[Source code of charts]
□ □ □ □ □ □ □
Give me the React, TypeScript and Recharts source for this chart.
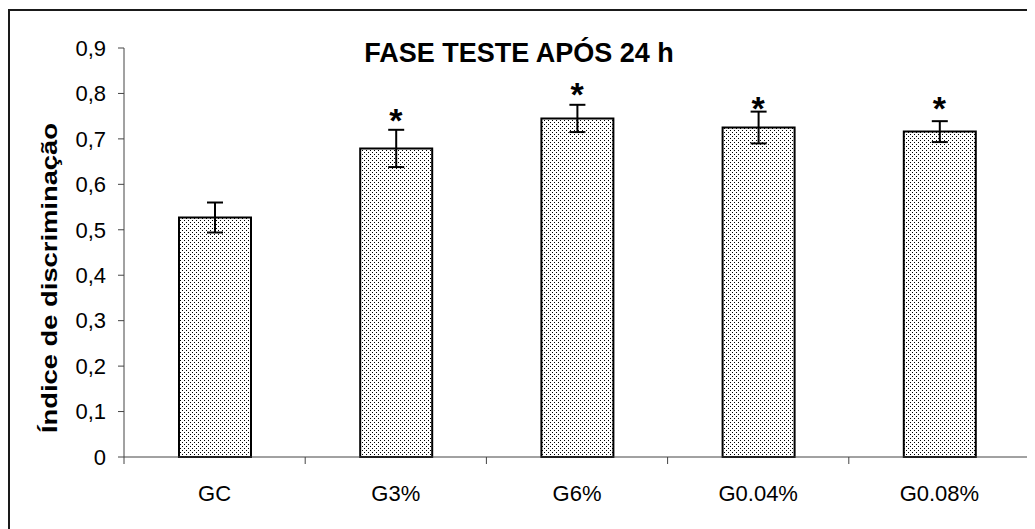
import React from "react";
import { ComposedChart, Bar, XAxis, YAxis, ErrorBar, Scatter } from "recharts";

const categories = ["GC", "G3%", "G6%", "G0.04%", "G0.08%"];
const means = [0.527, 0.679, 0.745, 0.725, 0.716];
const errors = [0.033, 0.041, 0.03, 0.035, 0.023];
const starLevels: (number | null)[] = [null, 0.757, 0.815, 0.783, 0.783];
const yTicks = [0, 0.1, 0.2, 0.3, 0.4, 0.5, 0.6, 0.7, 0.8, 0.9];
const titleText = "FASE TESTE APÓS 24 h";
const yLabelText = "Índice de discriminação";

const data = categories.map((name, i) => ({
  name,
  mean: means[i],
  err: errors[i],
  star: starLevels[i],
}));

const FONT = "'Liberation Sans', Arial, sans-serif";
const TICK_SIZE = 6;
const X_TICK_MARGIN = 22;

const XTick = (props: any) => {
  const { x, y, payload, index, visibleTicksCount, width } = props;
  const half =
    payload && typeof payload.offset === "number" && payload.offset > 0
      ? payload.offset
      : width / visibleTicksCount / 2;
  const axisY = y - TICK_SIZE - X_TICK_MARGIN;
  return (
    <g>
      <line x1={x - half} x2={x - half} y1={axisY} y2={axisY + 7} stroke="#444" strokeWidth={1} />
      {index === visibleTicksCount - 1 && (
        <line x1={x + half} x2={x + half} y1={axisY} y2={axisY + 7} stroke="#444" strokeWidth={1} />
      )}
      <text x={x} y={y} dy="0.71em" textAnchor="middle" fontSize={22} fontFamily={FONT} fill="#000">
        {payload.value}
      </text>
    </g>
  );
};

const StarShape = (props: any) => {
  const { cx, cy, payload } = props;
  if (payload == null || payload.star == null || !isFinite(cx) || !isFinite(cy)) return null;
  return (
    <text x={cx} y={cy + 19} textAnchor="middle" fontSize={34} fontWeight="bold" fontFamily={FONT} fill="#000">
      *
    </text>
  );
};

export default function App() {
  return (
    <div style={{ position: "relative", width: 1027, height: 521, overflow: "hidden", background: "#fff" }}>
      <div
        style={{
          position: "absolute",
          top: 1,
          left: 0,
          width: 1100,
          height: 600,
          borderTop: "2px solid #1a1a1a",
          borderLeft: "2px solid #1a1a1a",
          boxSizing: "border-box",
        }}
      />
      <div style={{ position: "absolute", top: 0, left: 0 }}>
        <ComposedChart
          width={1027}
          height={521}
          data={data}
          margin={{ top: 40, right: 5, bottom: 12, left: 0 }}
        >
          <defs>
            <pattern id="dots" patternUnits="userSpaceOnUse" width={4} height={4}>
              <rect x={0} y={0} width={4} height={4} fill="#fff" />
              <rect x={0} y={0} width={1} height={1} fill="#000" />
              <rect x={2} y={2} width={1} height={1} fill="#000" />
            </pattern>
          </defs>
          <XAxis
            dataKey="name"
            height={60}
            tickLine={false}
            tickSize={TICK_SIZE}
            tickMargin={X_TICK_MARGIN}
            axisLine={{ stroke: "#444", strokeWidth: 1 }}
            tick={<XTick />}
            interval={0}
          />
          <YAxis
            width={116}
            domain={[0, 0.9]}
            ticks={yTicks}
            interval={0}
            tickSize={TICK_SIZE}
            tickMargin={12}
            axisLine={{ stroke: "#444", strokeWidth: 1 }}
            tickLine={{ stroke: "#444", strokeWidth: 1 }}
            tick={{ fontSize: 22, fontFamily: FONT, fill: "#000" }}
            tickFormatter={(v: number) => (v === 0 ? "0" : v.toFixed(1).replace(".", ","))}
          />
          <Bar
            dataKey="mean"
            barSize={72}
            fill="url(#dots)"
            stroke="#000"
            strokeWidth={2}
            isAnimationActive={false}
          >
            <ErrorBar dataKey="err" width={8} stroke="#000" strokeWidth={2} isAnimationActive={false} />
          </Bar>
          <Scatter dataKey="star" shape={<StarShape />} isAnimationActive={false} />
          <text x={511} y={53.5} textAnchor="middle" fontSize={27} fontWeight="bold" fontFamily={FONT} fill="#000">
            {titleText}
          </text>
          <text
            x={0}
            y={0}
            transform="translate(49,270) rotate(-90)"
            textAnchor="middle"
            fontSize={22}
            fontWeight="bold"
            fontFamily={FONT}
            fill="#000"
            textLength={310}
            lengthAdjust="spacingAndGlyphs"
          >
            {yLabelText}
          </text>
        </ComposedChart>
      </div>
    </div>
  );
}
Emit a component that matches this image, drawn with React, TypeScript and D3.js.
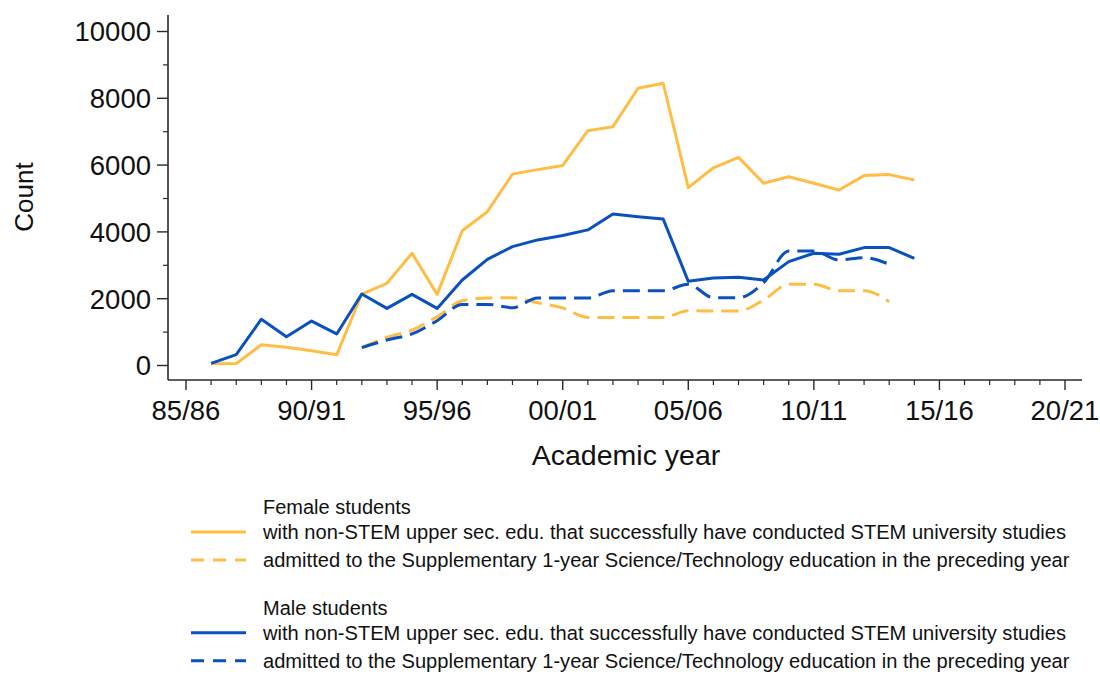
□ □ □ □ □ □ □
- GIVEN EXERCISE -
Quote all the lines above exactly as given. Do not include the pictures.

- THE REPLY -
Give me the React, TypeScript and Recharts source for this chart.
import React from "react";
import { ComposedChart, Bar, XAxis, YAxis, ErrorBar, Scatter } from "recharts";

const categories = ["GC", "G3%", "G6%", "G0.04%", "G0.08%"];
const means = [0.527, 0.679, 0.745, 0.725, 0.716];
const errors = [0.033, 0.041, 0.03, 0.035, 0.023];
const starLevels: (number | null)[] = [null, 0.757, 0.815, 0.783, 0.783];
const yTicks = [0, 0.1, 0.2, 0.3, 0.4, 0.5, 0.6, 0.7, 0.8, 0.9];
const titleText = "FASE TESTE APÓS 24 h";
const yLabelText = "Índice de discriminação";

const data = categories.map((name, i) => ({
  name,
  mean: means[i],
  err: errors[i],
  star: starLevels[i],
}));

const FONT = "'Liberation Sans', Arial, sans-serif";
const TICK_SIZE = 6;
const X_TICK_MARGIN = 22;

const XTick = (props: any) => {
  const { x, y, payload, index, visibleTicksCount, width } = props;
  const half =
    payload && typeof payload.offset === "number" && payload.offset > 0
      ? payload.offset
      : width / visibleTicksCount / 2;
  const axisY = y - TICK_SIZE - X_TICK_MARGIN;
  return (
    <g>
      <line x1={x - half} x2={x - half} y1={axisY} y2={axisY + 7} stroke="#444" strokeWidth={1} />
      {index === visibleTicksCount - 1 && (
        <line x1={x + half} x2={x + half} y1={axisY} y2={axisY + 7} stroke="#444" strokeWidth={1} />
      )}
      <text x={x} y={y} dy="0.71em" textAnchor="middle" fontSize={22} fontFamily={FONT} fill="#000">
        {payload.value}
      </text>
    </g>
  );
};

const StarShape = (props: any) => {
  const { cx, cy, payload } = props;
  if (payload == null || payload.star == null || !isFinite(cx) || !isFinite(cy)) return null;
  return (
    <text x={cx} y={cy + 19} textAnchor="middle" fontSize={34} fontWeight="bold" fontFamily={FONT} fill="#000">
      *
    </text>
  );
};

export default function App() {
  return (
    <div style={{ position: "relative", width: 1027, height: 521, overflow: "hidden", background: "#fff" }}>
      <div
        style={{
          position: "absolute",
          top: 1,
          left: 0,
          width: 1100,
          height: 600,
          borderTop: "2px solid #1a1a1a",
          borderLeft: "2px solid #1a1a1a",
          boxSizing: "border-box",
        }}
      />
      <div style={{ position: "absolute", top: 0, left: 0 }}>
        <ComposedChart
          width={1027}
          height={521}
          data={data}
          margin={{ top: 40, right: 5, bottom: 12, left: 0 }}
        >
          <defs>
            <pattern id="dots" patternUnits="userSpaceOnUse" width={4} height={4}>
              <rect x={0} y={0} width={4} height={4} fill="#fff" />
              <rect x={0} y={0} width={1} height={1} fill="#000" />
              <rect x={2} y={2} width={1} height={1} fill="#000" />
            </pattern>
          </defs>
          <XAxis
            dataKey="name"
            height={60}
            tickLine={false}
            tickSize={TICK_SIZE}
            tickMargin={X_TICK_MARGIN}
            axisLine={{ stroke: "#444", strokeWidth: 1 }}
            tick={<XTick />}
            interval={0}
          />
          <YAxis
            width={116}
            domain={[0, 0.9]}
            ticks={yTicks}
            interval={0}
            tickSize={TICK_SIZE}
            tickMargin={12}
            axisLine={{ stroke: "#444", strokeWidth: 1 }}
            tickLine={{ stroke: "#444", strokeWidth: 1 }}
            tick={{ fontSize: 22, fontFamily: FONT, fill: "#000" }}
            tickFormatter={(v: number) => (v === 0 ? "0" : v.toFixed(1).replace(".", ","))}
          />
          <Bar
            dataKey="mean"
            barSize={72}
            fill="url(#dots)"
            stroke="#000"
            strokeWidth={2}
            isAnimationActive={false}
          >
            <ErrorBar dataKey="err" width={8} stroke="#000" strokeWidth={2} isAnimationActive={false} />
          </Bar>
          <Scatter dataKey="star" shape={<StarShape />} isAnimationActive={false} />
          <text x={511} y={53.5} textAnchor="middle" fontSize={27} fontWeight="bold" fontFamily={FONT} fill="#000">
            {titleText}
          </text>
          <text
            x={0}
            y={0}
            transform="translate(49,270) rotate(-90)"
            textAnchor="middle"
            fontSize={22}
            fontWeight="bold"
            fontFamily={FONT}
            fill="#000"
            textLength={310}
            lengthAdjust="spacingAndGlyphs"
          >
            {yLabelText}
          </text>
        </ComposedChart>
      </div>
    </div>
  );
}
Emit a component that matches this image, drawn with React, TypeScript and D3.js.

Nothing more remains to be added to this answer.